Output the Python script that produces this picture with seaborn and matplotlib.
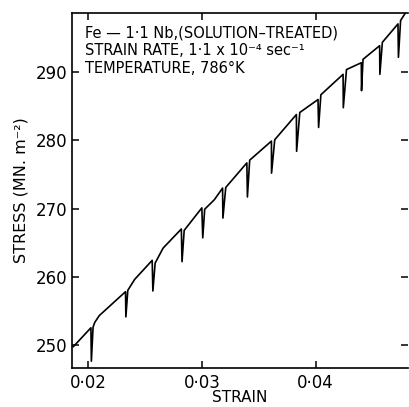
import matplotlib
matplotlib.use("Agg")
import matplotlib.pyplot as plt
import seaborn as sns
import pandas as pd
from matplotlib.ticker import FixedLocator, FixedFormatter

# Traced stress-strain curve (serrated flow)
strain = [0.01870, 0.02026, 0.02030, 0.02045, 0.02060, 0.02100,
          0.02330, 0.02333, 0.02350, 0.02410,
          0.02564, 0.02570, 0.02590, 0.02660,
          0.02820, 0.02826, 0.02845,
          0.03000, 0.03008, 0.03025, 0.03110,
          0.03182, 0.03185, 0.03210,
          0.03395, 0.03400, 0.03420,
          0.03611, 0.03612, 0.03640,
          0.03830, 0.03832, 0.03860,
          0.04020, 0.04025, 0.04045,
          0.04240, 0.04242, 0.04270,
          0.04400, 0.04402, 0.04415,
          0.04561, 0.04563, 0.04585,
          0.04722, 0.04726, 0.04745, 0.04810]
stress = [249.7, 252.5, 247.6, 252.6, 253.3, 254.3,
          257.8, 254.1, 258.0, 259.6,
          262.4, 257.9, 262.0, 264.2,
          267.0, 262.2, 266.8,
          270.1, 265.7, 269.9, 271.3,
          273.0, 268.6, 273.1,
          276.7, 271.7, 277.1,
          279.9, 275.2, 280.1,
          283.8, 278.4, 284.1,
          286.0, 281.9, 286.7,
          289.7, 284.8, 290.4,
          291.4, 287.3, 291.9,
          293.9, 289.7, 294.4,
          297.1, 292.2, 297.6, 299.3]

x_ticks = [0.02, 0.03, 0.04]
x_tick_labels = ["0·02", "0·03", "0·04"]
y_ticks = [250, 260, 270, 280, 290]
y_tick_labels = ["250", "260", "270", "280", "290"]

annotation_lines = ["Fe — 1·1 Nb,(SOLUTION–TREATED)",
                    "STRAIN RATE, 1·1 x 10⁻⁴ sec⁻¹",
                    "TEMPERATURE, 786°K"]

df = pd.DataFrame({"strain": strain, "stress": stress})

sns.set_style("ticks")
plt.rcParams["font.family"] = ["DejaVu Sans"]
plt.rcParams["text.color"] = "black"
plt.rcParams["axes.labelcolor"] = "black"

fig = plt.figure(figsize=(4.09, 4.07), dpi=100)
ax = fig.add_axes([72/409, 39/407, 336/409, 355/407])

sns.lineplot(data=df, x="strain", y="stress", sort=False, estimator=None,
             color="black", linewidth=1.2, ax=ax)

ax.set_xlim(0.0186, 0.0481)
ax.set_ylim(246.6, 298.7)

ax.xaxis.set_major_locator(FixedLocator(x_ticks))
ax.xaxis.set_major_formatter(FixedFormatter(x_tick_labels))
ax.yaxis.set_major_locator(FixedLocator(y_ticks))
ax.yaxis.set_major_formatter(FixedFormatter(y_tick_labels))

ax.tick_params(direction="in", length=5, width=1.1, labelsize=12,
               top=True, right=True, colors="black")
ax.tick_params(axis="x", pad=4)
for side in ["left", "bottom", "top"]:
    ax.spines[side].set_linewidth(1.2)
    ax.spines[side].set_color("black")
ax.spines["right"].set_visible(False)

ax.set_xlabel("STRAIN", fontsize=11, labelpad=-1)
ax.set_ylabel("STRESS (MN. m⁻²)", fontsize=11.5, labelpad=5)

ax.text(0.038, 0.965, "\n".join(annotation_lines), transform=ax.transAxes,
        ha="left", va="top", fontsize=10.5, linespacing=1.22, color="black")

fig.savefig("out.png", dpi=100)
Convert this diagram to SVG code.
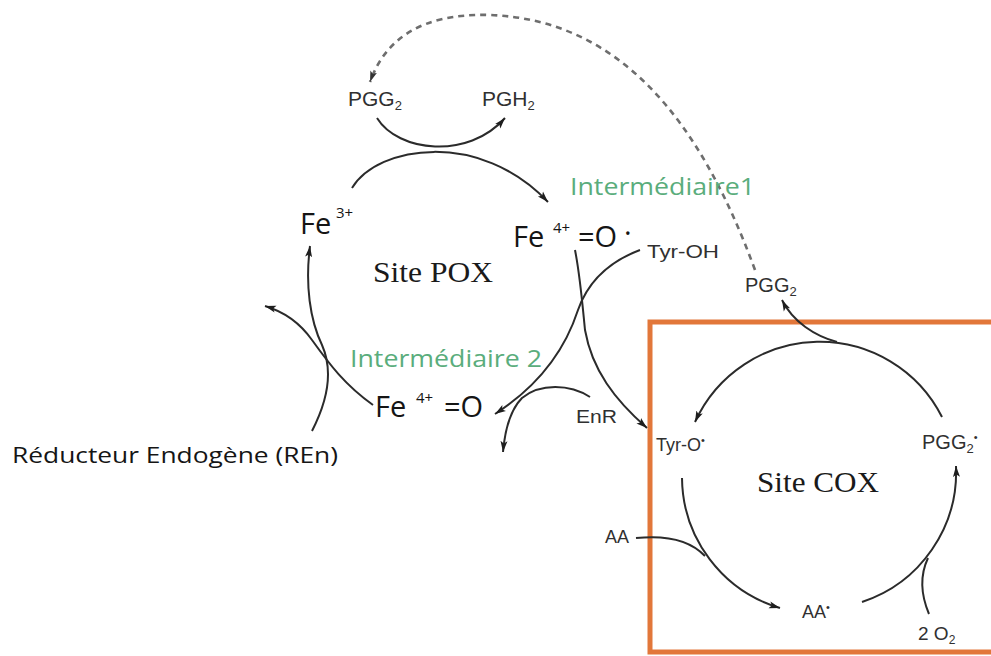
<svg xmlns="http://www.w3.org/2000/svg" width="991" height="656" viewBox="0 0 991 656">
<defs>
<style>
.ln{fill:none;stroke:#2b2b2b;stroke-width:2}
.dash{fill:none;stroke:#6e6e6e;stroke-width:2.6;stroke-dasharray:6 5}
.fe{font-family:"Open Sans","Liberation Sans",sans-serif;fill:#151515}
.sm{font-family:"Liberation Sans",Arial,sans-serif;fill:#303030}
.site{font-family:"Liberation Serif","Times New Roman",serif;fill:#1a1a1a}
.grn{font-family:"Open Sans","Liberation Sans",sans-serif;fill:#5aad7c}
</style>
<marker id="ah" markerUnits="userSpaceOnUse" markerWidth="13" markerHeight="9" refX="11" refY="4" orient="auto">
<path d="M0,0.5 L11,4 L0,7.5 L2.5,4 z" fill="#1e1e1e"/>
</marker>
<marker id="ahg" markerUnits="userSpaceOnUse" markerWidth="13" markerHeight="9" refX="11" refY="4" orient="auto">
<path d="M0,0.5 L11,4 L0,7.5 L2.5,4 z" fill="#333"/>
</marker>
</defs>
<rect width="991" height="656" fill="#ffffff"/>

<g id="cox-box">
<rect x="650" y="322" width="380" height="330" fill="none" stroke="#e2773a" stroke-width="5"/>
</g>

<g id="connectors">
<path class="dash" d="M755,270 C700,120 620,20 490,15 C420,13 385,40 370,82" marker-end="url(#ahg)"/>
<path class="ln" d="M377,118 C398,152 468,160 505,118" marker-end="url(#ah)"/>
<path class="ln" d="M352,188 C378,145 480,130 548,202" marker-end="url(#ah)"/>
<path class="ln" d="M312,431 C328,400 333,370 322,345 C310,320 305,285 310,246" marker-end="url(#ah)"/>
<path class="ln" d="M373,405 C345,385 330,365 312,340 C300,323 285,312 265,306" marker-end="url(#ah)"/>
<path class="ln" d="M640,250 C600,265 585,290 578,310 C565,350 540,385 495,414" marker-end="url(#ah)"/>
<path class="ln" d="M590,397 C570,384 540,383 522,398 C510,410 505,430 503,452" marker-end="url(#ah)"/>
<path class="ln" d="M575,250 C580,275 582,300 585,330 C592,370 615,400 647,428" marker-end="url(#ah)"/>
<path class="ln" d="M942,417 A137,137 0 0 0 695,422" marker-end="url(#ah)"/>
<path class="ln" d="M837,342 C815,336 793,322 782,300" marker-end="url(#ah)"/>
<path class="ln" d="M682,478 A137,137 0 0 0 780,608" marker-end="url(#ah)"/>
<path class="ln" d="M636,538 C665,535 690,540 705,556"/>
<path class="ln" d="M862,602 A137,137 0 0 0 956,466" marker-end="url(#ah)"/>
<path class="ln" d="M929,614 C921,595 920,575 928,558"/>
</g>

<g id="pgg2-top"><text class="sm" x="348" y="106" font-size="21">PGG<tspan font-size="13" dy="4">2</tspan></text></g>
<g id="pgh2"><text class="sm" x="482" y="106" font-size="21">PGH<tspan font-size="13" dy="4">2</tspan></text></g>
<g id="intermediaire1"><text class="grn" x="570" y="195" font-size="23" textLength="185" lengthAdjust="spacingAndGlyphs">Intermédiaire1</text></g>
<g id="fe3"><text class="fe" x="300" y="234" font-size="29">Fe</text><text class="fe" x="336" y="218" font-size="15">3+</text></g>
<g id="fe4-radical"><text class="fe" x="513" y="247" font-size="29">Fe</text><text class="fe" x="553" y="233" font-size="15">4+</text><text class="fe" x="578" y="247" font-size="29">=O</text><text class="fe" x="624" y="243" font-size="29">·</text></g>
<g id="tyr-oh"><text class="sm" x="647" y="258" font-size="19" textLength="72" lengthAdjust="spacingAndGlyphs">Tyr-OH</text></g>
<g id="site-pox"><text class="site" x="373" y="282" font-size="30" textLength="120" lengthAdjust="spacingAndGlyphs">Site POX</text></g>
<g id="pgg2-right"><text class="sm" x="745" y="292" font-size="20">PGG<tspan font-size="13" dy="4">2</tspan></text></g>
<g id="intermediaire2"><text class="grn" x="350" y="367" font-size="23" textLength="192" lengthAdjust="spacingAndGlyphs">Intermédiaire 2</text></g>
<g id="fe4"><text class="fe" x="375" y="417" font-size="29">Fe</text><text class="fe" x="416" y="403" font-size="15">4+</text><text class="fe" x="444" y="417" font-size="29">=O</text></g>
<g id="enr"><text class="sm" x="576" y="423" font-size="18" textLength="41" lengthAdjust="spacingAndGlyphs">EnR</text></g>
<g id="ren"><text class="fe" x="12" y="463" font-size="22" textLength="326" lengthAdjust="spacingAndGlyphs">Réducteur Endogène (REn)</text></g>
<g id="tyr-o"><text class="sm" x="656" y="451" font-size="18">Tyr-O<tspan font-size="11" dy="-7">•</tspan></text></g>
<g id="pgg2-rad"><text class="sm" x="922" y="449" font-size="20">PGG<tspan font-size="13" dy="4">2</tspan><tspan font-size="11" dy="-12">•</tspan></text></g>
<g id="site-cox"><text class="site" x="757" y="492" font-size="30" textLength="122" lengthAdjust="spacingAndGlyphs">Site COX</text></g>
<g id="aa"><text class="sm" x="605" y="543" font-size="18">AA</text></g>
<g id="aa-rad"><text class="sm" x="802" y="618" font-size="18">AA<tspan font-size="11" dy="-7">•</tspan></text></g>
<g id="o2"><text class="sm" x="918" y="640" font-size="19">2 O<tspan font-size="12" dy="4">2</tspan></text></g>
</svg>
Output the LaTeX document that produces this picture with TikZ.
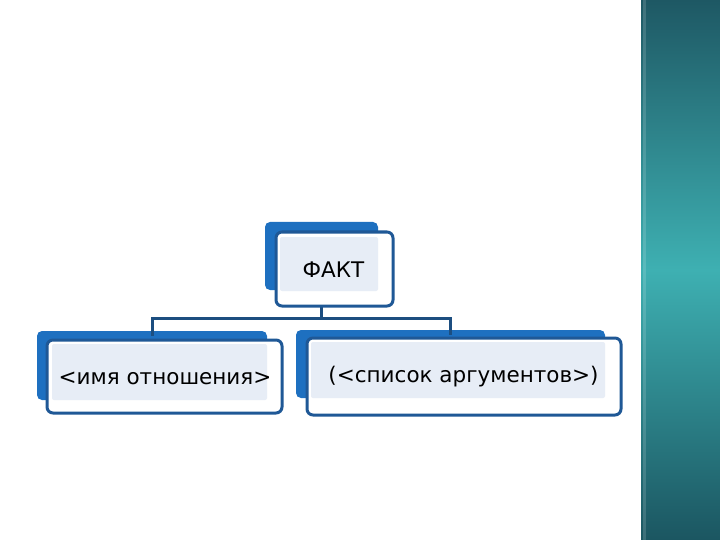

────

◆ **What to work on**
Transcribe exactly, please, the lines between the start of the records above and the line holding "from matplotlib.ticker import", counting both of those lines and omitting pictures.

◆ **Solved exercise**
Output the Python script that produces this picture with seaborn and matplotlib.
import matplotlib
matplotlib.use("Agg")
import matplotlib.pyplot as plt
import seaborn as sns
import pandas as pd
from matplotlib.ticker import FixedLocator, FixedFormatter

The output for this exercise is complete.